Gov. Pete Ricketts and First Lady Susanne Shore want to recognize Nebraskans who played a role in the recovery from the bomb cyclone that struck the state in March and caused heavy rainstorms and floods, which required disaster declarations for 81 counties and 104 communities.
Nominations of “flood heroes” for their extraordinary acts of bravery will be accepted online at www.nebraskaimpact.com/flood-heroes. The nominations will be reviewed and honorees selected and recognized later this year.
“During the most widespread natural disaster in state history, Nebraskans rose to the challenge to protect their families and assist their neighbors,” First Lady Shore said. “Many worked overtime, risked their personal safety and generously contributed their time and money to give aid to their communities.” We look forward to hearing stories of the heroes in our midst. We also want to give them official recognition for their service to our state.
Good for the governor for wanting to recognize the heroes. How about all of you living in those 104 communities stand up and take a bow right now for being “Nebraska Strong.”
Speaking of strong, the governor is highlighting two new metrics, which he says indicate the state’s economic strength.
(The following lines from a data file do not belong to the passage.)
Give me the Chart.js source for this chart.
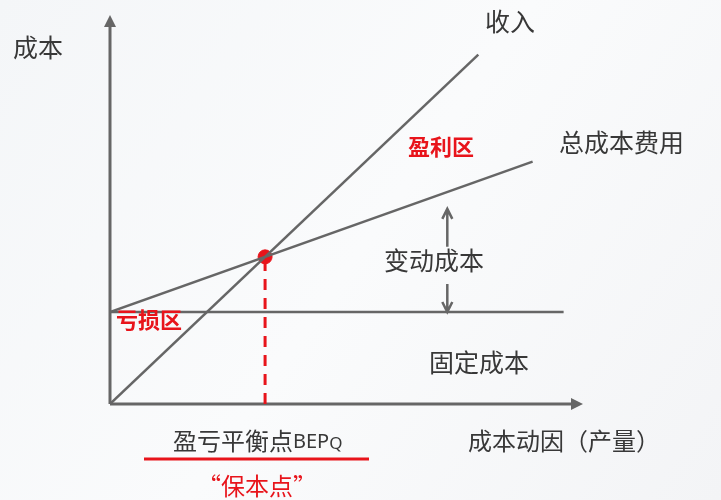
<!DOCTYPE html>
<html>
<head>
<meta charset="utf-8">
<script src="https://cdn.jsdelivr.net/npm/chart.js@4.4.1/dist/chart.umd.min.js"></script>
<style>
  body { margin: 0; background: #f6f7f9; }
  #wrap { width: 721px; height: 500px; }
</style>
</head>
<body>
<div id="wrap"><canvas id="mycanvas"></canvas></div>
<script>
// quantity (x) and cost / revenue (y)
var revenueQty = [0, 9.5];
var revenueVal = [0, 380];
var totalCostQty = [0, 10.9];
var totalCostVal = [100, 263.5];
var fixedCostQty = [0, 11.7];
var fixedCostVal = [100, 100];
var bepQty = [4];
var bepVal = [160];
var axisMaxQty = 12.2;
var axisMaxVal = 423;

function pts(xs, ys) {
  var out = [];
  for (var i in xs) out.push({ x: xs[i], y: ys[i] });
  return out;
}

var CJK = '"Noto Sans CJK SC", "Noto Sans", sans-serif';
var GREY = '#666666';
var RED = '#e8141b';

var bgPlugin = {
  id: 'bg',
  beforeDraw: function(chart) {
    var c = chart.ctx;
    c.save();
    var g = c.createLinearGradient(0, 0, chart.width, chart.height);
    g.addColorStop(0, '#f4f6f8');
    g.addColorStop(0.5, '#fafbfc');
    g.addColorStop(1, '#f3f4f6');
    c.fillStyle = g;
    c.fillRect(0, 0, chart.width, chart.height);
    c.restore();
  }
};

var decorPlugin = {
  id: 'decor',
  beforeDatasetsDraw: function(chart) {
    var c = chart.ctx, xs = chart.scales.x, ys = chart.scales.y;
    var ox = xs.getPixelForValue(0), oy = ys.getPixelForValue(0);
    var xe = xs.getPixelForValue(axisMaxQty), ye = ys.getPixelForValue(axisMaxVal);
    c.save();
    c.strokeStyle = GREY; c.fillStyle = GREY; c.lineWidth = 3;
    // axes
    c.beginPath();
    c.moveTo(ox, oy); c.lineTo(ox, ye + 10);
    c.moveTo(ox, oy); c.lineTo(xe - 10, oy);
    c.stroke();
    c.beginPath();
    c.moveTo(ox, ye); c.lineTo(ox - 6, ye + 12); c.lineTo(ox + 6, ye + 12); c.closePath(); c.fill();
    c.beginPath();
    c.moveTo(xe, oy); c.lineTo(xe - 12, oy - 6); c.lineTo(xe - 12, oy + 6); c.closePath(); c.fill();
    c.restore();
  },
  afterDatasetsDraw: function(chart) {
    var c = chart.ctx, xs = chart.scales.x, ys = chart.scales.y;
    c.save();
    // variable cost double arrow
    var ax = xs.getPixelForValue(8.7);
    var top = ys.getPixelForValue(totalCostVal[0] + 13.9 * 8.7) + 8;
    var bot = ys.getPixelForValue(fixedCostVal[0]);
    c.strokeStyle = GREY; c.lineWidth = 2.5;
    c.beginPath();
    c.moveTo(ax, top); c.lineTo(ax, top + 38);
    c.moveTo(ax - 5, top + 10); c.lineTo(ax, top); c.lineTo(ax + 5, top + 10);
    c.moveTo(ax, bot - 28); c.lineTo(ax, bot);
    c.moveTo(ax - 5, bot - 10); c.lineTo(ax, bot); c.lineTo(ax + 5, bot - 10);
    c.stroke();

    c.textBaseline = 'middle';
    c.fillStyle = '#383838';
    c.font = '25px ' + CJK;
    c.textAlign = 'left';
    c.fillText('成本', 13, 47);
    c.fillText('收入', 485, 21);
    c.fillText('总成本费用', 559, 142);
    c.fillText('变动成本', 384, 260);
    c.fillText('固定成本', 429, 362);
    c.font = '24px ' + CJK;
    c.fillText('成本动因（产量）', 468, 441);
    // break-even label with smaller latin part
    var x0 = 173;
    c.fillText('盈亏平衡点', x0, 441);
    var w = c.measureText('盈亏平衡点').width;
    c.font = '20px "Noto Sans", sans-serif';
    c.fillText('BEP', x0 + w, 442);
    var w2 = c.measureText('BEP').width;
    c.font = '17px "Noto Sans", sans-serif';
    c.fillText('Q', x0 + w + w2, 444);

    c.fillStyle = RED;
    c.font = 'bold 22px ' + CJK;
    c.fillText('盈利区', 408, 147);
    c.fillText('亏损区', 116, 320);
    c.font = '24px ' + CJK;
    c.textAlign = 'center';
    c.fillText('“保本点”', 257, 486);
    c.strokeStyle = RED; c.lineWidth = 3;
    c.beginPath(); c.moveTo(144, 459); c.lineTo(369, 459); c.stroke();
    c.restore();
  }
};

var ctx = document.getElementById('mycanvas');
var chart = new Chart(ctx, {
  type: 'scatter',
  data: {
    datasets: [
      {
        label: '收入',
        data: pts(revenueQty, revenueVal),
        showLine: true, borderColor: GREY, borderWidth: 2.5, pointRadius: 0
      },
      {
        label: '总成本费用',
        data: pts(totalCostQty, totalCostVal),
        showLine: true, borderColor: GREY, borderWidth: 2.5, pointRadius: 0
      },
      {
        label: '固定成本',
        data: pts(fixedCostQty, fixedCostVal),
        showLine: true, borderColor: GREY, borderWidth: 2.5, pointRadius: 0
      },
      {
        label: '保本线',
        data: [{ x: bepQty[0], y: 0 }, { x: bepQty[0], y: bepVal[0] }],
        showLine: true, borderColor: RED, borderWidth: 3, borderDash: [11, 8], pointRadius: 0
      },
      {
        label: '盈亏平衡点',
        data: pts(bepQty, bepVal),
        pointRadius: 7, backgroundColor: RED, borderColor: RED
      }
    ]
  },
  options: {
    responsive: true,
    maintainAspectRatio: false,
    animation: false,
    layout: { padding: { left: 110, right: 138, top: 15, bottom: 96 } },
    scales: {
      x: { type: 'linear', min: 0, max: axisMaxQty, display: false },
      y: { type: 'linear', min: 0, max: axisMaxVal, display: false }
    },
    plugins: {
      legend: { display: false },
      tooltip: { enabled: false }
    }
  },
  plugins: [bgPlugin, decorPlugin]
});
</script>
</body>
</html>
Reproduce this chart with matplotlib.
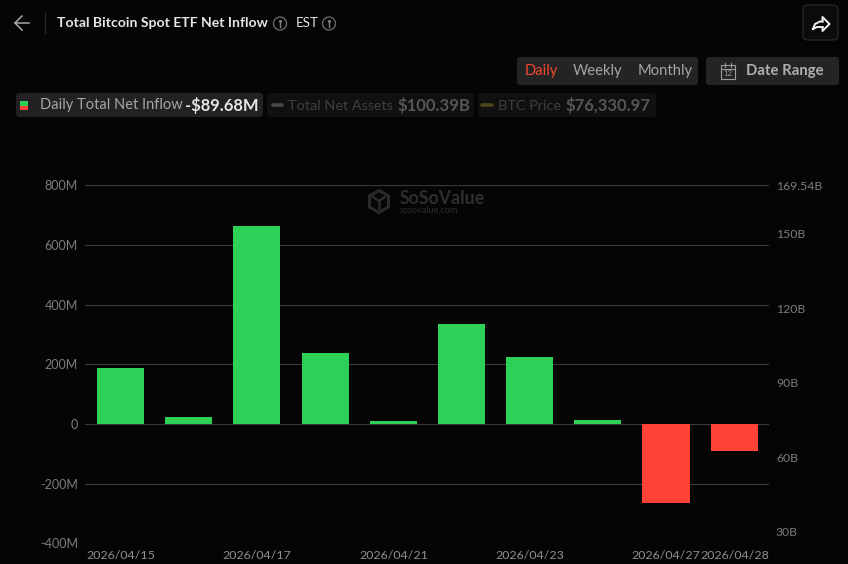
import matplotlib.pyplot as plt
from matplotlib.patches import FancyBboxPatch, Circle, RegularPolygon, Rectangle

plt.rcParams['font.family'] = ['Lato', 'DejaVu Sans']

# daily net inflow, in millions
dates = ['2026/04/15', '2026/04/16', '2026/04/17', '2026/04/20', '2026/04/21',
         '2026/04/22', '2026/04/23', '2026/04/24', '2026/04/27', '2026/04/28']
inflow = [186, 25, 663, 238, 11, 335, 223, 13, -263, -89.68]
shown_dates = [0, 2, 4, 6, 8, 9]
left_ticks = [800, 600, 400, 200, 0, -200, -400]
left_labels = ['800M', '600M', '400M', '200M', '0', '-200M', '-400M']
right_ticks = [169.54, 150, 120, 90, 60, 30]
right_labels = ['169.54B', '150B', '120B', '90B', '60B', '30B']

BG = '#050505'
GREEN = '#2ed158'
RED = '#ff4136'

W, H = 848, 564
fig = plt.figure(figsize=(W / 100, H / 100), dpi=100, facecolor=BG)

# overlay in pixel coordinates for the page chrome around the chart
ui = fig.add_axes([0, 0, 1, 1], zorder=3)
ui.set_xlim(0, W)
ui.set_ylim(H, 0)
ui.axis('off')

# main chart, plot area runs 85..769 px across and 185..543.5 px down
ax = fig.add_axes([85 / W, 1 - 543.5 / H, 684 / W, 358.5 / H], facecolor='none', zorder=2)
colors = [GREEN if v >= 0 else RED for v in inflow]
ax.bar(range(len(dates)), inflow, width=0.69, color=colors, zorder=3)
ax.set_xlim(-0.52, 9.51)
ax.set_ylim(-400, 800)
ax.set_yticks(left_ticks)
ax.set_yticklabels(left_labels)
ax.tick_params(axis='y', length=0, pad=5, labelsize=9, labelcolor='#7c7c7c')
ax.tick_params(axis='x', length=0)
ax.set_xticks([])
ax.grid(axis='y', color='#3a3a3a', linewidth=0.8, zorder=1)
ax.set_axisbelow(True)
for s in ax.spines.values():
    s.set_visible(False)

# second axis only carries the net assets scale
ax2 = ax.twinx()
ax2.set_ylim(25.2, 169.54)
ax2.set_yticks(right_ticks)
ax2.set_yticklabels(right_labels)
ax2.tick_params(axis='y', length=0, pad=5, labelsize=8.8, labelcolor='#7c7c7c')
for s in ax2.spines.values():
    s.set_visible(False)

# date labels, first and last are pulled inside the plot edges
for i in shown_dates:
    if i == 0:
        ui.text(86, 555.5, dates[i], color='#8f8f8f', fontsize=8.9, ha='left', va='center')
    elif i == len(dates) - 1:
        ui.text(769, 555.5, dates[i], color='#8f8f8f', fontsize=8.9, ha='right', va='center')
    else:
        x = 120.5 + i * 68.2
        ui.text(x, 555.5, dates[i], color='#8f8f8f', fontsize=8.9, ha='center', va='center')


def box(x0, y0, x1, y1, fc, ec='none', r=3):
    ui.add_patch(FancyBboxPatch((x0 + r, y0 + r), x1 - x0 - 2 * r, y1 - y0 - 2 * r,
                                boxstyle=f'round,pad={r},rounding_size={r}',
                                fc=fc, ec=ec, lw=0.8))


def info(x, y):
    ui.add_patch(Circle((x, y), 6.5, fc='none', ec='#707070', lw=0.9))
    ui.plot([x, x], [y - 0.5, y + 3.2], color='#808080', lw=1)
    ui.plot([x], [y - 3], marker='o', ms=1.2, color='#808080')


# header
ui.plot([15, 29], [23, 23], color='#a8a8a8', lw=1.1)
ui.plot([22, 15, 22], [16, 23, 30], color='#a8a8a8', lw=1.1)
ui.plot([44.5, 44.5], [13, 33], color='#2a2a2a', lw=0.9)
ui.text(57, 23, 'Total Bitcoin Spot ETF Net Inflow', color='#e4e6ea', fontsize=10.1,
        fontweight='bold', va='center')
info(280, 23.5)
ui.text(296, 23, 'EST', color='#e4e4e4', fontsize=9.6, va='center')
info(329, 23.5)

# share button
box(803, 5, 838, 40, '#0b0b0b', '#2c2c2c', r=5)
ui.plot([813, 815, 820, 822.5], [29, 24, 21.5, 21.5], color='#f0f0f0', lw=1.4)
ui.plot([813, 817, 822.5], [29, 27, 27], color='#f0f0f0', lw=1.4)
ui.plot([822.5, 822.5, 829.5, 822.5, 822.5], [21.5, 17, 24, 31, 27], color='#f0f0f0', lw=1.4)

# period toggle and date range
box(517, 57, 698, 85, '#242424')
ui.text(525, 71.5, 'Daily', color='#f0472d', fontsize=10.6, va='center')
ui.text(573, 71.5, 'Weekly', color='#a4a4a4', fontsize=10.6, va='center')
ui.text(637.5, 71.5, 'Monthly', color='#a4a4a4', fontsize=10.6, va='center')
box(706, 57, 839, 85, '#242424')
ui.add_patch(Rectangle((721, 65), 14, 13.5, fc='none', ec='#9a9a9a', lw=0.8))
ui.plot([721, 735], [68.5, 68.5], color='#9a9a9a', lw=0.8)
ui.plot([725, 725], [63, 66.5], color='#9a9a9a', lw=0.8)
ui.plot([731, 731], [63, 66.5], color='#9a9a9a', lw=0.8)
ui.text(728, 74, '12', color='#9a9a9a', fontsize=5.6, ha='center', va='center')
ui.text(746, 71.5, 'Date Range', color='#b0b0b0', fontsize=10.7, fontweight='bold', va='center')

# legend chips
box(16, 93, 263, 117, '#222222')
ui.add_patch(Rectangle((20, 101), 8, 4.5, fc=GREEN))
ui.add_patch(Rectangle((20, 105.5), 8, 4.5, fc=RED))
ui.text(40, 105.5, 'Daily Total Net Inflow', color='#a6a6a6', fontsize=10.5, va='center')
ui.text(185, 105.5, '-$89.68M', color='#e6e6e6', fontsize=11.9, fontweight='bold', va='center')

box(267, 93, 474, 117, '#101010')
ui.plot([273, 282], [105, 105], color='#4a4a4a', lw=2.6, solid_capstyle='round')
ui.text(288, 105.5, 'Total Net Assets', color='#3f3f3f', fontsize=10.4, va='center')
ui.text(397, 105.5, '$100.39B', color='#565656', fontsize=12, fontweight='bold', va='center')

box(478, 93, 656, 117, '#101010')
ui.plot([482, 492], [105, 105], color='#4f4318', lw=2.6, solid_capstyle='round')
ui.text(498, 105.5, 'BTC Price', color='#3f3f3f', fontsize=10.4, va='center')
ui.text(566, 105.5, '$76,330.97', color='#565656', fontsize=12, fontweight='bold', va='center')

# watermark
ui.add_patch(RegularPolygon((379, 201.5), 6, radius=11, fc='none', ec='#2a2a2a', lw=2.2))
ui.plot([373, 379, 385], [197, 201, 197], color='#2a2a2a', lw=1.8)
ui.plot([379, 379], [201, 208], color='#2a2a2a', lw=1.8)
ui.text(400, 198.5, 'SoSoValue', color='#2e2e2e', fontsize=12.8, fontweight='bold', va='center')
ui.text(400, 210.5, 'sosovalue.com', color='#2a2a2a', fontsize=6.6, va='center')

fig.savefig('out.png', dpi=100, facecolor=BG)
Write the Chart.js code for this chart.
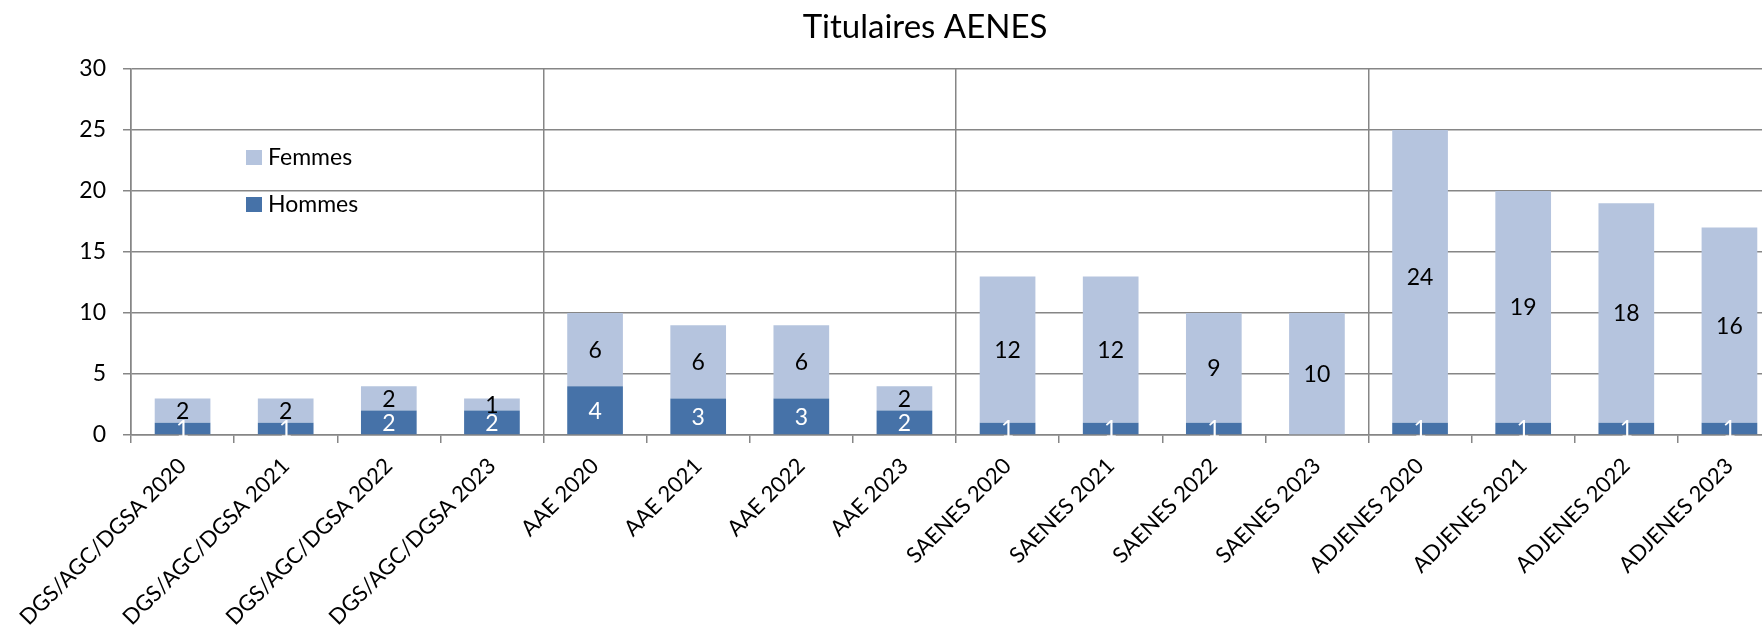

Nebraska has the least state debt per capita and the second-highest workforce participation rate among U.S. states.
In a recent news release from his office, Ricketts said a June 3 Moody’s report reveals that Nebraska has the lowest total net tax-supported debt (NTSD) — only $23 — of any state in the nation. Having a high level of NTSD places a state at risk of insolvency when debts come due.
Additionally, Nebraska ranked second among the 50 states in the Bureau of Labor Statistics’ May 17 report of state labor force participation rates. The monthly report measures the percentage of a state’s population that is working or actively seeking employment. Nebraska’s high labor force participation rate and low unemployment rate are evidence of a strong labor market, Ricketts said.
Hats off to the Bish brothers for planting the first industrial hemp crop in Nebraska in more than 60 years in a field near Giltner. Brothers Andrew and Jacob Bish, along with Andrew’s daughter, Eliana, hand-sowed two test plots of Nebraska heirloom hemp for research, not commerce.
While the Nebraska Hemp Farming Act was signed into law by the governor last month, the regulatory framework being built by the Department of Agriculture and the Nebraska State Patrol has not been finalized. New regulations have been enacted by the state, pre-empting any potential federal regulations that go into effect next year, but the state permit application process still is undefined. That means farmers who plant hemp this year, as the planting season draws to an end, are potentially in violation of state and federal law.
Bill Achord, president of the Nebraska Hemp Association, dismissed the concerns. Hemp is “regulated up the yin-yang now,” Achord said, mostly based on long-held fears and misinformation.